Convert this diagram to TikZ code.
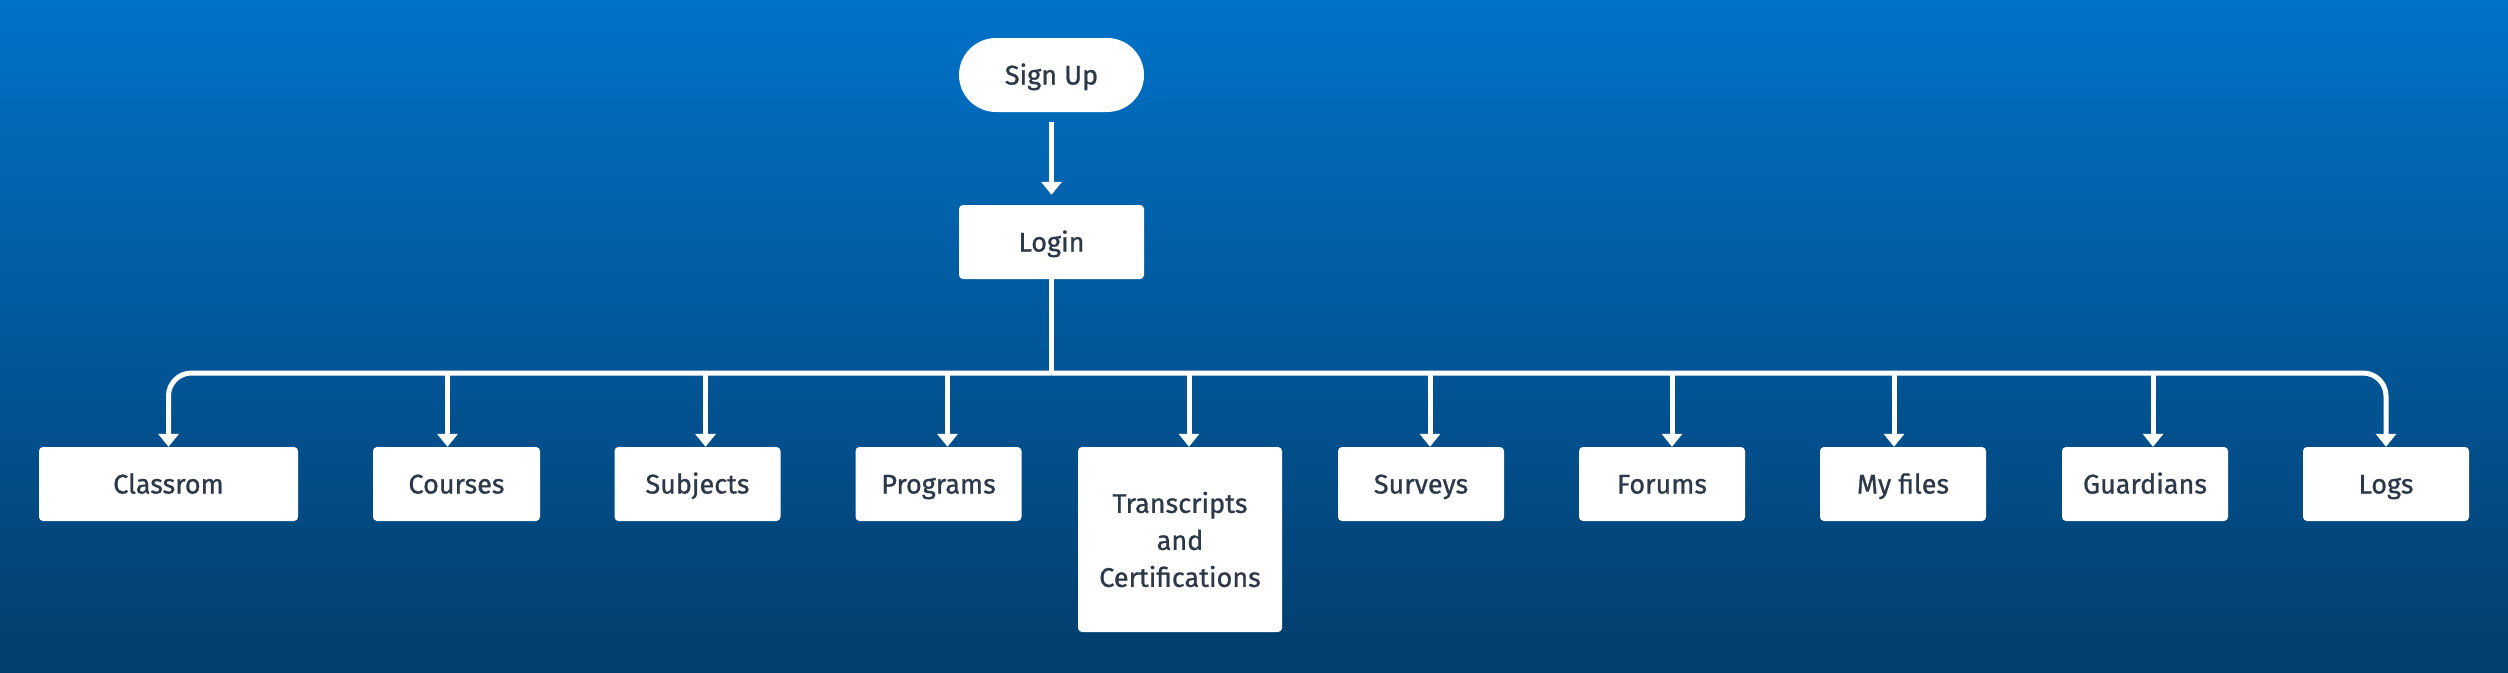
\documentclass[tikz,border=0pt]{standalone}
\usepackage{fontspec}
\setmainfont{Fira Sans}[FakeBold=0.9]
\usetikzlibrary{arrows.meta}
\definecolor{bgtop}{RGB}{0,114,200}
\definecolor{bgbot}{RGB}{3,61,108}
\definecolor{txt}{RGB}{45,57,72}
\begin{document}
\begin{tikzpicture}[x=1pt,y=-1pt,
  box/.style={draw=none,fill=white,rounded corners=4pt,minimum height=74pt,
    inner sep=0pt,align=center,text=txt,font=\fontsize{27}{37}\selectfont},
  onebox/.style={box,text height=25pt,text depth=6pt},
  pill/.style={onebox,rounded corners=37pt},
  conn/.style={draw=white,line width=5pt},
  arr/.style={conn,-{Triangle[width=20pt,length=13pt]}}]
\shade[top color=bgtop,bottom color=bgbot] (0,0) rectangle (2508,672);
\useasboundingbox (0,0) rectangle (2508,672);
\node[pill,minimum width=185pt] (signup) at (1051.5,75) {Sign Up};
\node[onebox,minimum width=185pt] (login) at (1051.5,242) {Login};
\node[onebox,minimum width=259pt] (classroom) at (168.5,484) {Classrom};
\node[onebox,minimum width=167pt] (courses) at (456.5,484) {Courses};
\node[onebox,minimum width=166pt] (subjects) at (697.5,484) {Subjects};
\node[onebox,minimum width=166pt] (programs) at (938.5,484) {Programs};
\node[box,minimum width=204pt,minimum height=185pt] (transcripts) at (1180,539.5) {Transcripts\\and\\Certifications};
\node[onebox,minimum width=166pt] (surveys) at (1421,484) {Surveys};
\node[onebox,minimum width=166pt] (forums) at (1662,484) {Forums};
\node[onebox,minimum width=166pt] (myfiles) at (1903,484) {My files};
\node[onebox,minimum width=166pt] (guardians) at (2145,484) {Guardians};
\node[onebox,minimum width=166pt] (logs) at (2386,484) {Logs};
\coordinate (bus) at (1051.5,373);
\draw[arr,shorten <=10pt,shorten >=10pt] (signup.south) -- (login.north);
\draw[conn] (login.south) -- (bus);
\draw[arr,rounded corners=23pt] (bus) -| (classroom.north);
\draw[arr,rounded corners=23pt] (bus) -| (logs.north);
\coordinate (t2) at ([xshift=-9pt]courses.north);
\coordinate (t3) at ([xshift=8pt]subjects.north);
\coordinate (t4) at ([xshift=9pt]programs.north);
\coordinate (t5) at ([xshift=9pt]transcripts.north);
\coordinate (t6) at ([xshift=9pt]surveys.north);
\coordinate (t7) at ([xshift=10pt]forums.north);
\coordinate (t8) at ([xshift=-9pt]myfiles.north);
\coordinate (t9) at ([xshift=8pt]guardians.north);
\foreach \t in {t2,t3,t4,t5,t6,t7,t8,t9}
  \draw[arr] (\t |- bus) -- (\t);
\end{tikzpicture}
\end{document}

= Prompt =
Strip out the pictures and quote the remaining data word for word.

= Output =
Convert this diagram to TikZ code.
\documentclass[tikz,border=0pt]{standalone}
\usepackage{fontspec}
\setmainfont{Fira Sans}[FakeBold=0.9]
\usetikzlibrary{arrows.meta}
\definecolor{bgtop}{RGB}{0,114,200}
\definecolor{bgbot}{RGB}{3,61,108}
\definecolor{txt}{RGB}{45,57,72}
\begin{document}
\begin{tikzpicture}[x=1pt,y=-1pt,
  box/.style={draw=none,fill=white,rounded corners=4pt,minimum height=74pt,
    inner sep=0pt,align=center,text=txt,font=\fontsize{27}{37}\selectfont},
  onebox/.style={box,text height=25pt,text depth=6pt},
  pill/.style={onebox,rounded corners=37pt},
  conn/.style={draw=white,line width=5pt},
  arr/.style={conn,-{Triangle[width=20pt,length=13pt]}}]
\shade[top color=bgtop,bottom color=bgbot] (0,0) rectangle (2508,672);
\useasboundingbox (0,0) rectangle (2508,672);
\node[pill,minimum width=185pt] (signup) at (1051.5,75) {Sign Up};
\node[onebox,minimum width=185pt] (login) at (1051.5,242) {Login};
\node[onebox,minimum width=259pt] (classroom) at (168.5,484) {Classrom};
\node[onebox,minimum width=167pt] (courses) at (456.5,484) {Courses};
\node[onebox,minimum width=166pt] (subjects) at (697.5,484) {Subjects};
\node[onebox,minimum width=166pt] (programs) at (938.5,484) {Programs};
\node[box,minimum width=204pt,minimum height=185pt] (transcripts) at (1180,539.5) {Transcripts\\and\\Certifications};
\node[onebox,minimum width=166pt] (surveys) at (1421,484) {Surveys};
\node[onebox,minimum width=166pt] (forums) at (1662,484) {Forums};
\node[onebox,minimum width=166pt] (myfiles) at (1903,484) {My files};
\node[onebox,minimum width=166pt] (guardians) at (2145,484) {Guardians};
\node[onebox,minimum width=166pt] (logs) at (2386,484) {Logs};
\coordinate (bus) at (1051.5,373);
\draw[arr,shorten <=10pt,shorten >=10pt] (signup.south) -- (login.north);
\draw[conn] (login.south) -- (bus);
\draw[arr,rounded corners=23pt] (bus) -| (classroom.north);
\draw[arr,rounded corners=23pt] (bus) -| (logs.north);
\coordinate (t2) at ([xshift=-9pt]courses.north);
\coordinate (t3) at ([xshift=8pt]subjects.north);
\coordinate (t4) at ([xshift=9pt]programs.north);
\coordinate (t5) at ([xshift=9pt]transcripts.north);
\coordinate (t6) at ([xshift=9pt]surveys.north);
\coordinate (t7) at ([xshift=10pt]forums.north);
\coordinate (t8) at ([xshift=-9pt]myfiles.north);
\coordinate (t9) at ([xshift=8pt]guardians.north);
\foreach \t in {t2,t3,t4,t5,t6,t7,t8,t9}
  \draw[arr] (\t |- bus) -- (\t);
\end{tikzpicture}
\end{document}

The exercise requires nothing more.